In founder-led businesses, the founder’s vision, passion, and deep customer insight are often what sparked the company’s early success. For sponsors investing in founder-led companies, professionalizing the organization while keeping the founder at the helm requires a strategic approach – one that takes into consideration the organization’s unique context and culture as well as the founder’s strengths and growth opportunities.
We’re sharing two examples that illustrate how to professionalize a leadership team around a founder-CEO, including the key factors that can make or break success.
Building Structure Around Vision at a Retail Brand
When a fast-growing retail brand crossed the $200M revenue mark, new private equity investment revealed that professionalizing the company’s leadership would be critical for further growth.
The founder, an energetic visionary with boundless ideas, had built a magnetic brand and community. But the next phase would require leaders who could translate her creativity into discipline – turning inspired ideas into scalable, repeatable operations. It was time to strengthen the executive bench.
To preserve what made the company unique, the investors decided to keep the founder-CEO in place and focus on upgrading the team around her. They needed a COO with deep warehouse and logistics expertise who could keep pace with the founder’s energy, and a CFO capable of preparing the business for a potential IPO while managing board and investor relations.
At first, the investors targeted “ideal profiles,” executives with high-growth, brand-name experience and the same youthful dynamism as the founder. But it soon became clear that the perfect resume didn’t translate to the perfect fit. Chemistry mattered more than pedigree.
The team ultimately hired a new COO and CFO who not only understood retail but could also act as a steadying force, balancing the founder’s energy rather than mirroring it, and providing the necessary operational and financial discipline for continued success.
Key takeaway: In founder-led businesses, the right leadership hires don’t always look obvious on paper. Executives who connect deeply with the founder and can align around a shared vision will ultimately be able to deliver more value than those who simply meet the standard checkbox criteria.
Preserving Culture While Scaling a Home Decor Business
When an industry-disrupting home decor brand reached $250M in revenue and took on a private equity partner, it became clear that continued growth would require stronger leadership at the executive level.
The company’s founder, an industry veteran, had built a successful business by taking a fresh, customer-first approach. The brand was also heavily defined by its culture; daily team lunches, open communication, and the founder’s constant presence created a close-knit environment that fueled both innovation and loyalty.
To achieve the next stage of growth, investors sought to professionalize thoughtfully, keeping the founder-CEO in place while adding a CFO, COO, and CMO who would bring financial discipline, operational rigor, and marketing sophistication. The challenge was identifying leaders who could strengthen the enterprise without compromising the founder’s human-centered approach.

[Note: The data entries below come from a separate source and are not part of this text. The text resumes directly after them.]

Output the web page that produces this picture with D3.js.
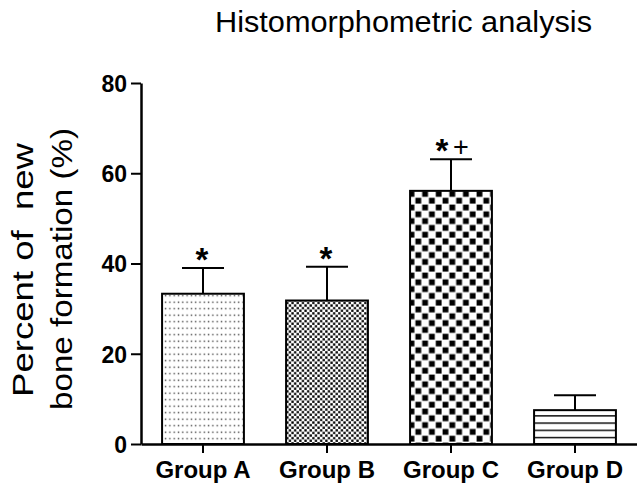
<!DOCTYPE html>
<html><head><meta charset="utf-8">
<script src="https://cdn.jsdelivr.net/npm/d3@7"></script>
<style>body{margin:0;background:#fff}svg{display:block}text{font-family:"Liberation Sans",Arial,sans-serif}</style>
</head><body>
<script>
const groups = ["Group A","Group B","Group C","Group D"];
const means = [33.3, 31.8, 56.1, 7.5];
const errors = [5.7, 7.5, 7.0, 3.3];
const stars = ["*","*","*",""];
const plus = ["","","+",""];
const patterns = ["dots","fineChecker","checker","lines"];
const yTicks = [0,20,40,60,80];

const W=637,H=486;
const svg=d3.select("body").append("svg").attr("width",W).attr("height",H);
const defs=svg.append("defs");
let p=defs.append("pattern").attr("id","dots").attr("patternUnits","userSpaceOnUse").attr("width",4.3).attr("height",6.5);
p.append("rect").attr("width",4.3).attr("height",6.5).attr("fill","#fff");
p.append("rect").attr("x",1.5).attr("y",2.5).attr("width",1.4).attr("height",1.4).attr("fill","#444");
p=defs.append("pattern").attr("id","fineChecker").attr("patternUnits","userSpaceOnUse").attr("width",5.2).attr("height",5.2);
p.append("rect").attr("width",5.2).attr("height",5.2).attr("fill","#fff");
p.append("rect").attr("x",0.2).attr("y",0.2).attr("width",2.3).attr("height",2.3).attr("fill","#000");
p.append("rect").attr("x",2.8).attr("y",2.8).attr("width",2.3).attr("height",2.3).attr("fill","#000");
p=defs.append("pattern").attr("id","checker").attr("patternUnits","userSpaceOnUse").attr("width",13.6).attr("height",13.6);
p.append("rect").attr("width",13.6).attr("height",13.6).attr("fill","#fff");
p.append("rect").attr("x",0.6).attr("y",0.6).attr("width",5.8).attr("height",5.8).attr("fill","#000");
p.append("rect").attr("x",7.4).attr("y",7.4).attr("width",5.8).attr("height",5.8).attr("fill","#000");
p=defs.append("pattern").attr("id","lines").attr("patternUnits","userSpaceOnUse").attr("width",10).attr("height",7.2).attr("y",444);
p.append("rect").attr("width",10).attr("height",7.2).attr("fill","#fff");
p.append("rect").attr("x",0).attr("y",0).attr("width",10).attr("height",1.4).attr("fill","#000");

const y=d3.scaleLinear().domain([0,80]).range([444,83]);
const x=d3.scaleBand().domain(groups).range([141,637]).paddingInner(0.34).paddingOuter(0.17);

svg.append("text").attr("x",403.5).attr("y",32).attr("text-anchor","middle")
  .attr("font-size",30).attr("textLength",377).attr("lengthAdjust","spacingAndGlyphs")
  .text("Histomorphometric analysis");

const yl=svg.append("g");
yl.append("text").attr("transform","translate(33,270) rotate(-90)").attr("text-anchor","middle")
  .attr("font-size",30).attr("textLength",254).attr("lengthAdjust","spacingAndGlyphs").style("white-space","pre").text("Percent of  new");
yl.append("text").attr("transform","translate(72,269) rotate(-90)").attr("text-anchor","middle")
  .attr("font-size",30).attr("textLength",282).attr("lengthAdjust","spacingAndGlyphs").text("bone formation (%)");

const bars=svg.append("g");
groups.forEach((g,i)=>{
  const bx=x(g), bw=x.bandwidth(), cx=bx+bw/2;
  const top=y(means[i]), cap=y(means[i]+errors[i]);
  bars.append("line").attr("x1",cx).attr("x2",cx).attr("y1",top).attr("y2",cap).attr("stroke","#000").attr("stroke-width",2);
  bars.append("line").attr("x1",cx-21).attr("x2",cx+21).attr("y1",cap).attr("y2",cap).attr("stroke","#000").attr("stroke-width",2);
  bars.append("rect").attr("x",bx).attr("y",top).attr("width",bw).attr("height",y(0)-top)
    .attr("fill","url(#"+patterns[i]+")").attr("stroke","#000").attr("stroke-width",2);
  const sx = plus[i] ? cx-9 : cx-1;
  if(stars[i]) bars.append("text").attr("x",sx).attr("y",cap+3).attr("text-anchor","middle")
    .attr("font-size",33).attr("font-weight","bold").text(stars[i]);
  if(plus[i]) bars.append("text").attr("x",cx+10).attr("y",cap-3).attr("text-anchor","middle")
    .attr("font-size",27).text(plus[i]);
});

const ya=svg.append("g").attr("transform","translate(141,0)").call(d3.axisLeft(y).tickValues(yTicks).tickSize(10).tickSizeOuter(0).tickPadding(4));
ya.select(".domain").attr("stroke-width",2.5);
ya.selectAll(".tick line").attr("stroke-width",2);
ya.selectAll(".tick text").attr("font-size",23).attr("font-weight","bold").attr("font-family","Liberation Sans, Arial, sans-serif").attr("dy","0.36em");
const xa=svg.append("g").attr("transform","translate(0,444)").call(d3.axisBottom(x).tickSize(9).tickSizeOuter(0).tickPadding(8));
xa.select(".domain").attr("stroke-width",2.5);
xa.selectAll(".tick line").attr("stroke-width",2);
xa.selectAll(".tick text").attr("font-size",24).attr("font-weight","bold").attr("font-family","Liberation Sans, Arial, sans-serif");
</script>
</body></html>
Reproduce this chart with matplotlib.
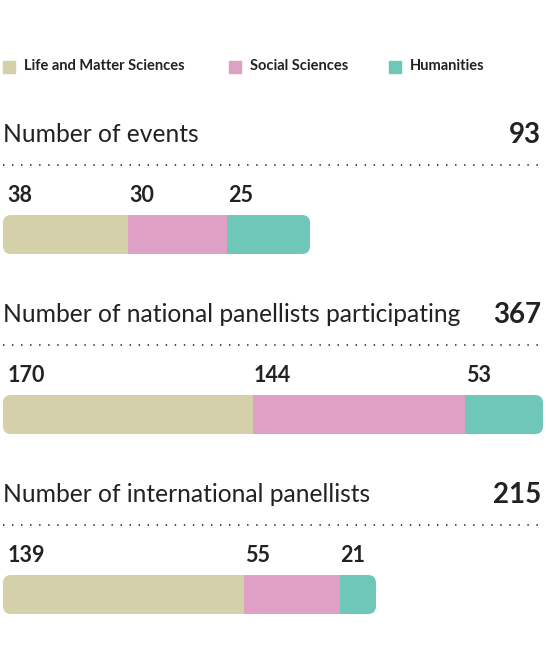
import matplotlib
matplotlib.use('Agg')
from matplotlib import pyplot as plt
from matplotlib.patches import FancyBboxPatch, Rectangle
from matplotlib.lines import Line2D

plt.rcParams['font.family'] = ['Lato', 'DejaVu Sans']

categories = ['Life and Matter Sciences', 'Social Sciences', 'Humanities']
colors = ['#d3d0aa', '#dfa0c6', '#6fc7b7']

titles = ['Number of events',
          'Number of national panellists participating',
          'Number of international panellists']
events = [38, 30, 25]
national = [170, 144, 53]
international = [139, 55, 21]
rows = [events, national, international]

W, H = 546, 670
fig = plt.figure(figsize=(W / 100, H / 100), dpi=100)


def fx(px):
    return px / W


def fy(py):
    return 1 - py / H


# legend
leg_x = [3, 229, 389]
for i, cat in enumerate(categories):
    fig.patches.append(Rectangle((fx(leg_x[i]), fy(72.5)), fx(12), 12 / H,
                                 transform=fig.transFigure, color=colors[i]))
    fig.text(fx(leg_x[i] + 21), fy(66), cat, fontsize=10.5, fontweight='bold',
             color='#222222', va='center', ha='left')

# bar lengths in pixels for each row (layout)
bar_len = [307, 540, 373]
top0 = 134
step = 180

for r, vals in enumerate(rows):
    total = sum(vals)
    ty = top0 + r * step
    fig.text(fx(3), fy(ty + 8), titles[r], fontsize=17.7, color='#222222',
             va='baseline', ha='left')
    fig.text(fx(541), fy(ty + 9), str(total), fontsize=20, fontweight='bold',
             color='#222222', va='baseline', ha='right')
    fig.add_artist(Line2D([fx(3), fx(543)], [fy(ty + 31), fy(ty + 31)],
                          transform=fig.transFigure, color='#444444',
                          lw=1.4, linestyle=(0, (0.7, 3.95))))

    bar_top = ty + 81
    ax = fig.add_axes([fx(3), fy(bar_top + 39), fx(bar_len[r]), 39 / H])
    ax.set_xlim(0, total)
    ax.set_ylim(0, 1)
    ax.axis('off')
    clip = FancyBboxPatch((3 / 100, (H - bar_top - 39) / 100),
                          bar_len[r] / 100, 39 / 100,
                          boxstyle='round,pad=0,rounding_size=0.08',
                          transform=fig.dpi_scale_trans, facecolor='none',
                          edgecolor='none')
    fig.patches.append(clip)
    left = 0
    for i, v in enumerate(vals):
        b = ax.barh(0.5, v, left=left, height=1, color=colors[i], lw=0)
        for p in b:
            p.set_clip_path(clip)
        ax.annotate(str(v), xy=(left, 1), xycoords=('data', 'axes fraction'),
                    xytext=(3 if i == 0 else 0.5, 9), textcoords='offset points',
                    fontsize=15.5, fontweight='bold', color='#222222',
                    ha='left', va='baseline', annotation_clip=False)
        left += v

fig.savefig('out.png', dpi=100)
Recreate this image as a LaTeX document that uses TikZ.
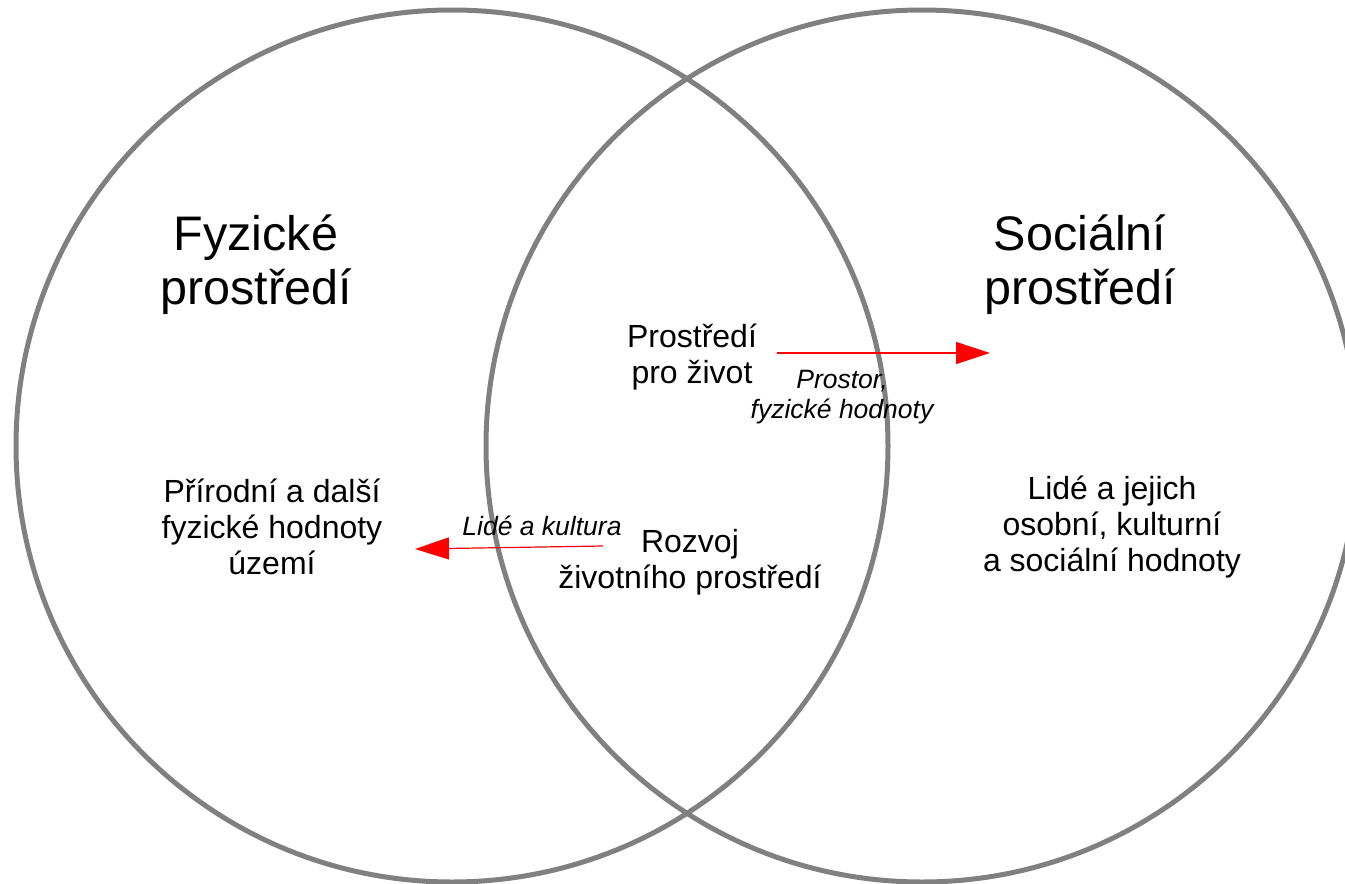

Initially, the search focused on executives with impressive pedigrees and polished playbooks. Yet it soon became clear that technical experience alone would not suffice. The founder needed partners who could scale the business while preserving the personal touch that had defined the company’s identity from day one.
The final hires struck that balance. The new executives elevated the company’s financial and operational sophistication while keeping the founder’s culture intact.
Key takeaway: Preserving culture while scaling is possible – but only with leaders who understand what not to change. For founder-led businesses, the right hires are those who can honor the past while building the future.
In both examples, the difference between good and great outcomes wasn’t pedigree or process. It was fit. The executives who thrived were those who complemented the founder’s strengths while priming the organization for growth. For private equity firms that choose to retain the founder, seeking leaders who can balance professionalizing the business while respecting the organization’s history will be best positioned to unlock maximum value.